My review was written in June 1987 after watching the movie on Lightning video cassette.
"Space Rage", subtitled "Breakout on Prison Planet", represents an abortive early effort by video giant Vestron to enter the ranks of motion picture producers. Project went through innumerable title changes, including "A Dollar a Day", "Trackers 2180", "Trackers" and "The Last Frontier" and was test-booked at home in Stamford, Connecticut, for Christmas 1985 before further bookings a year later and current home video availability.
Numerous credits for "reshoots" and the tacking on of a very inappropriate soundtrack of hard rock songs indicate a lot of second thoughts went into the film, final version of which is a brief 77 minutes long.

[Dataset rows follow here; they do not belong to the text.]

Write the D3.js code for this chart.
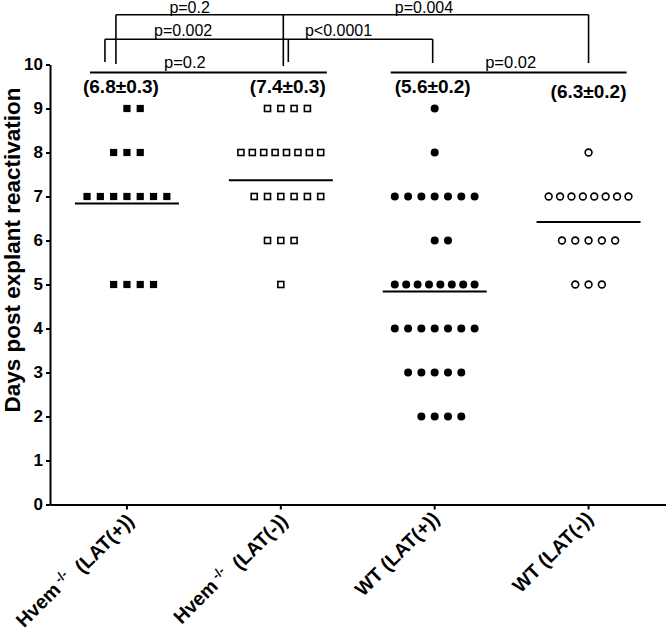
<!DOCTYPE html>
<html><head>
<meta charset="utf-8">
<title>Days post explant reactivation</title>
<script src="https://cdnjs.cloudflare.com/ajax/libs/d3/7.8.5/d3.min.js"></script>
<style>
  body { margin: 0; background: #fff; }
  svg { display: block; font-family: "Liberation Sans", Arial, sans-serif; }
  .axis path, .axis line { stroke: #000; stroke-width: 2; }
  .axis text { font-size: 17px; font-weight: bold; fill: #000; }
</style>
</head>
<body>
<svg id="chart" width="666" height="631"></svg>

<script>
// groups on the x axis
const groupNames = ["Hvem", "Hvem", "WT", "WT"];
const groupSup = ["-/-", "-/-", "", ""];
const groupLat = ["(LAT(+))", "(LAT(-))", "(LAT(+))", "(LAT(-))"];

// days until reactivation, one value per explant
const hvemPos = [9, 9, 8, 8, 8, 7, 7, 7, 7, 7, 7, 7, 5, 5, 5, 5];
const hvemNeg = [9, 9, 9, 9, 8, 8, 8, 8, 8, 8, 8, 8, 7, 7, 7, 7, 7, 7, 6, 6, 6, 5];
const wtPos = [9, 8, 7, 7, 7, 7, 7, 7, 7, 6, 6, 5, 5, 5, 5, 5, 5, 5, 5,
               4, 4, 4, 4, 4, 4, 4, 3, 3, 3, 3, 3, 2, 2, 2, 2];
const wtNeg = [8, 7, 7, 7, 7, 7, 7, 7, 7, 6, 6, 6, 6, 6, 5, 5, 5];

// horizontal line drawn for each group, and the printed mean +- SEM
const lineValues = [6.84, 7.37, 4.84, 6.42];
const meanLabels = ["(6.8\u00b10.3)", "(7.4\u00b10.3)", "(5.6\u00b10.2)", "(6.3\u00b10.2)"];

// p values for the comparison brackets
const pLabels = ["p=0.2", "p=0.004", "p=0.002", "p<0.0001", "p=0.2", "p=0.02"];

const yTicks = [0, 1, 2, 3, 4, 5, 6, 7, 8, 9, 10];

const seriesList = [hvemPos, hvemNeg, wtPos, wtNeg];
const shapes = ["square", "square", "circle", "circle"];
const filled = [true, false, true, false];

const svg = d3.select("#chart");

const x = d3.scaleBand().domain(d3.range(4)).range([50, 665.5]).paddingInner(0).paddingOuter(0);
const cx = i => x(i) + x.bandwidth() / 2;
const y = d3.scaleLinear().domain([0, 10]).range([504.5, 64.5]);

// axes
svg.append("g").attr("class", "axis")
  .attr("transform", "translate(50,0)")
  .call(d3.axisLeft(y).tickValues(yTicks).tickSize(4).tickSizeOuter(0).tickPadding(3));

svg.append("g").attr("class", "axis")
  .attr("transform", "translate(0," + y(0) + ")")
  .call(d3.axisBottom(x).tickSize(5).tickSizeOuter(0).tickFormat(""));

// category labels, rotated 45 degrees
d3.range(4).forEach(i => {
  const t = svg.append("text")
    .attr("transform", "translate(" + (cx(i) + 1) + ",515) rotate(-45)")
    .attr("text-anchor", "end")
    .attr("dy", "0.35em")
    .style("font-size", "19.5px")
    .style("font-weight", "bold");
  t.append("tspan").text(groupNames[i]);
  if (groupSup[i]) {
    t.append("tspan").attr("dy", "-0.5em").style("font-size", "13px").text("\u00a0" + groupSup[i]);
    t.append("tspan").attr("dy", "0.5em").text("\u00a0 " + groupLat[i]);
  } else {
    t.append("tspan").text(" " + groupLat[i]);
  }
});

// y axis title
svg.append("text")
  .attr("transform", "translate(19.5,250) rotate(-90)")
  .attr("text-anchor", "middle")
  .style("font-size", "22.5px")
  .style("font-weight", "bold")
  .text("Days post explant reactivation");

// scatter points: GraphPad-like column layout
const step = 13.3;
const slotOrder = n => d3.range(n).map(k => k === 0 ? 0 : (k % 2 ? (k + 1) / 2 : -k / 2));
seriesList.forEach((vals, i) => {
  const pts = [];
  d3.groups(vals, v => v).forEach(([v, arr]) => {
    const n = arr.length;
    let offs;
    if (n > 7) offs = d3.range(n).map(k => -3 + 6 * k / (n - 1));
    else offs = slotOrder(n);
    offs.forEach(o => pts.push({ v: v, o: o }));
  });
  const g = svg.append("g");
  if (shapes[i] === "square") {
    const s = filled[i] ? 7.2 : 6;
    g.selectAll("rect").data(pts).join("rect")
      .attr("x", d => cx(i) + d.o * step - s / 2)
      .attr("y", d => y(d.v) - s / 2)
      .attr("width", s).attr("height", s)
      .attr("fill", filled[i] ? "#000" : "#fff")
      .attr("stroke", filled[i] ? "none" : "#000")
      .attr("stroke-width", 1.6);
  } else {
    g.selectAll("circle").data(pts).join("circle")
      .attr("cx", d => cx(i) + d.o * step)
      .attr("cy", d => y(d.v))
      .attr("r", filled[i] ? 4 : 3.4)
      .attr("fill", filled[i] ? "#000" : "#fff")
      .attr("stroke", filled[i] ? "none" : "#000")
      .attr("stroke-width", 1.6);
  }
  // group line
  svg.append("line")
    .attr("x1", cx(i) - 52).attr("x2", cx(i) + 52)
    .attr("y1", y(lineValues[i])).attr("y2", y(lineValues[i]))
    .attr("stroke", "#000").attr("stroke-width", 2);
});

// mean +- SEM labels
const meanDx = [-6, 7, -2, 0];
const meanY = [93.3, 93.3, 93.3, 97.7];
meanLabels.forEach((m, i) => {
  svg.append("text")
    .attr("x", cx(i) + meanDx[i]).attr("y", meanY[i])
    .attr("text-anchor", "middle")
    .style("font-size", "19px").style("font-weight", "bold")
    .text(m);
});

// comparison brackets
const tiers = [
  { y: 14.7, stops: [[0, -11, 64], [1, 2.5, 66], [3, 0, 63]], labels: [[0, -10], [1, -12]], baseGap: 1.6 },
  { y: 39.3, stops: [[0, -22, 62], [1, 7.5, 62], [2, -2, 63]], labels: [[2, -13.5], [3, -22]], baseGap: 3.3 }
];
tiers.forEach(t => {
  const xs = t.stops.map(s => cx(s[0]) + s[1]);
  svg.append("line").attr("x1", xs[0]).attr("x2", xs[xs.length - 1])
    .attr("y1", t.y).attr("y2", t.y).attr("stroke", "#000").attr("stroke-width", 1.6);
  t.stops.forEach((s, k) => {
    svg.append("line").attr("x1", xs[k]).attr("x2", xs[k])
      .attr("y1", t.y).attr("y2", s[2]).attr("stroke", "#000").attr("stroke-width", 1.6);
  });
  t.labels.forEach((l, k) => {
    svg.append("text")
      .attr("x", (xs[k] + xs[k + 1]) / 2 + l[1]).attr("y", t.y - t.baseGap)
      .attr("text-anchor", "middle").style("font-size", "16px")
      .text(pLabels[l[0]]);
  });
});

// flat lines with p values (pairs 1-2 and 3-4)
const flats = [[0, -37, 1, 46, 4, -23.5], [2, -44, 3, 38, 5, 2]];
flats.forEach(f => {
  const x1 = cx(f[0]) + f[1], x2 = cx(f[2]) + f[3];
  svg.append("line").attr("x1", x1).attr("x2", x2)
    .attr("y1", 72.5).attr("y2", 72.5).attr("stroke", "#000").attr("stroke-width", 1.8);
  svg.append("text")
    .attr("x", (x1 + x2) / 2 + f[5]).attr("y", 67.5)
    .attr("text-anchor", "middle").style("font-size", "16.5px")
    .text(pLabels[f[4]]);
});
</script>
</body>
</html>
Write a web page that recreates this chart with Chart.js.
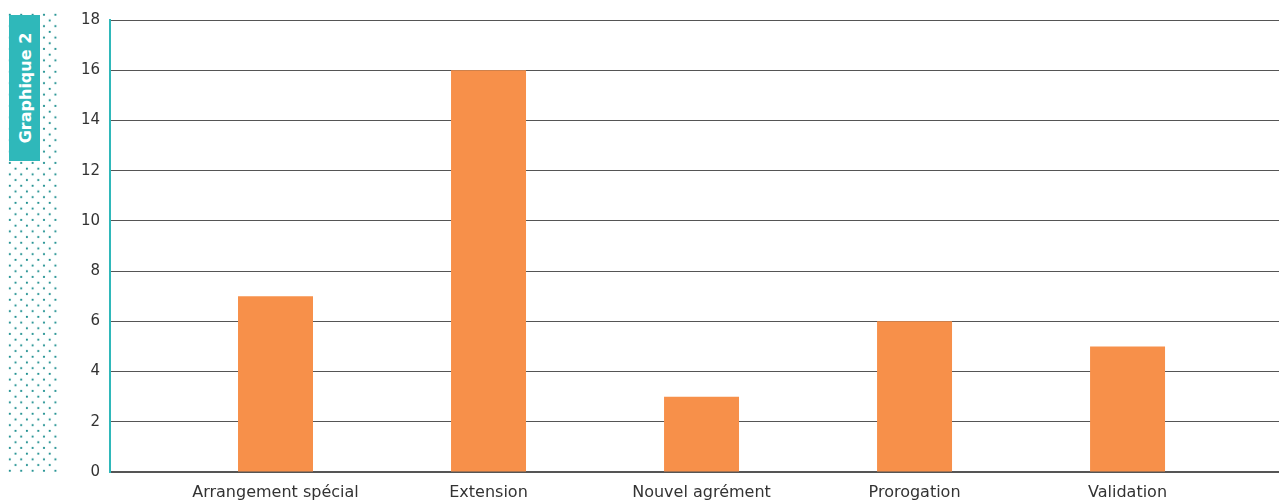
<!DOCTYPE html>
<html>
<head>
<meta charset="utf-8">
<script src="https://cdn.jsdelivr.net/npm/chart.js@4.4.1/dist/chart.umd.min.js"></script>
<style>
  html, body { margin: 0; padding: 0; background: #fff; }
  #wrap { position: relative; width: 1279px; height: 502px; }
  #dots { position: absolute; left: 7px; top: 12px; }
  #tag {
    position: absolute; left: 9px; top: 15px; width: 31px; height: 146px;
    background: #2fb8ba;
  }
  #tag span {
    position: absolute; left: 50%; top: 50%;
    transform: translate(-50%, -50%) rotate(-90deg);
    white-space: nowrap; color: #fff;
    font: bold 16px "DejaVu Sans", sans-serif;
  }
  canvas { position: absolute; left: 0; top: 0; }
</style>
</head>
<body>
<div id="wrap">
  <svg id="dots" width="52" height="461">
    <defs>
      <pattern id="dp" width="11.4" height="11.4" patternUnits="userSpaceOnUse">
        <circle cx="2.8" cy="2.8" r="1.1" fill="#1d8f8f"/>
        <circle cx="8.5" cy="8.5" r="1.1" fill="#1d8f8f"/>
      </pattern>
    </defs>
    <rect width="52" height="461" fill="url(#dp)"/>
  </svg>
  <div id="tag"><span>Graphique 2</span></div>
  <canvas id="myChart" width="1279" height="502"></canvas>
</div>
<script>
const categories = ['Arrangement spécial', 'Extension', 'Nouvel agrément', 'Prorogation', 'Validation'];
const values = [7, 16, 3, 6, 5];
const yTicks = [0, 2, 4, 6, 8, 10, 12, 14, 16, 18];

const points = [];
for (let i = 0; i < values.length; i++) {
    points.push({ x: i, y: values[i] });
}

const ctx = document.getElementById('myChart').getContext('2d');
const myChart = new Chart(ctx, {
    type: 'bar',
    data: {
    datasets: [
        {
        data: points,
        backgroundColor: '#f7904a',
        borderWidth: 0,
        barPercentage: 0.352,
        categoryPercentage: 1,
        },
    ],
    },
    options: {
    responsive: false,
    animation: false,
    layout: { padding: { top: 20, right: 0, left: 0, bottom: 0 } },
    plugins: { legend: { display: false }, tooltip: { enabled: false } },
    scales: {
        x: {
        // linear axis so the bars can sit off-centre like the original
        type: 'linear',
        offset: false,
        min: -0.777,
        max: 4.711,
        afterBuildTicks: (scale) => {
            scale.ticks = categories.map((c, i) => ({ value: i }));
        },
        afterFit: (scale) => { scale.height = 30; },
        grid: { display: false, drawTicks: false, offset: false },
        border: { color: '#555', width: 2 },
        ticks: {
            autoSkip: false,
            maxRotation: 0,
            padding: 11,
            color: '#333',
            font: { family: 'DejaVu Sans', size: 16 },
            callback: (v) => categories[v] ?? '',
        },
        },
        y: {
        min: 0,
        max: 18,
        afterBuildTicks: (scale) => {
            scale.ticks = yTicks.map(v => ({ value: v }));
        },
        afterFit: (scale) => { scale.width = 110; },
        grid: { color: '#555', lineWidth: 1, drawTicks: false },
        border: { color: '#2fb8ba', width: 2 },
        ticks: {
            padding: 10,
            color: '#333',
            font: { family: 'DejaVu Sans', size: 15 },
        },
        },
    },
    },
});
</script>
</body>
</html>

Concept is to update, cheaply, prison film and Western formats to appeal to the public's fascination with sci-fi. Unreconstructed in look from his various Western roles, Richard Farnsworth portrays an ex-LAPD cop now living in New Botany Bay, actually the planet Proxima Centauri 3 in the 22nd century. He is mentor to various young guys including tracker (bounty hunter) John Laughlin, who drives a modified dune buggy and ruthlessly captures or kills escapees from the local penal colony.
Michael Pare, in a switch on his usually heroic casting, is an utterly evil prisoner who engineers an escape and kills people (including the warden/governor of the colony William Windom) in cold-blooded fashion until the underwhelming Wild West shootout with Farnsworth.
Special effects are meager and there is almost no futurism to the picture's design, an instant disappointment for sci-fi fans. A good cast is wasted, particularly Lee Purcell as token femme on vie. Westerns are ded and enough clunkers like this one will kill off the space opera as well.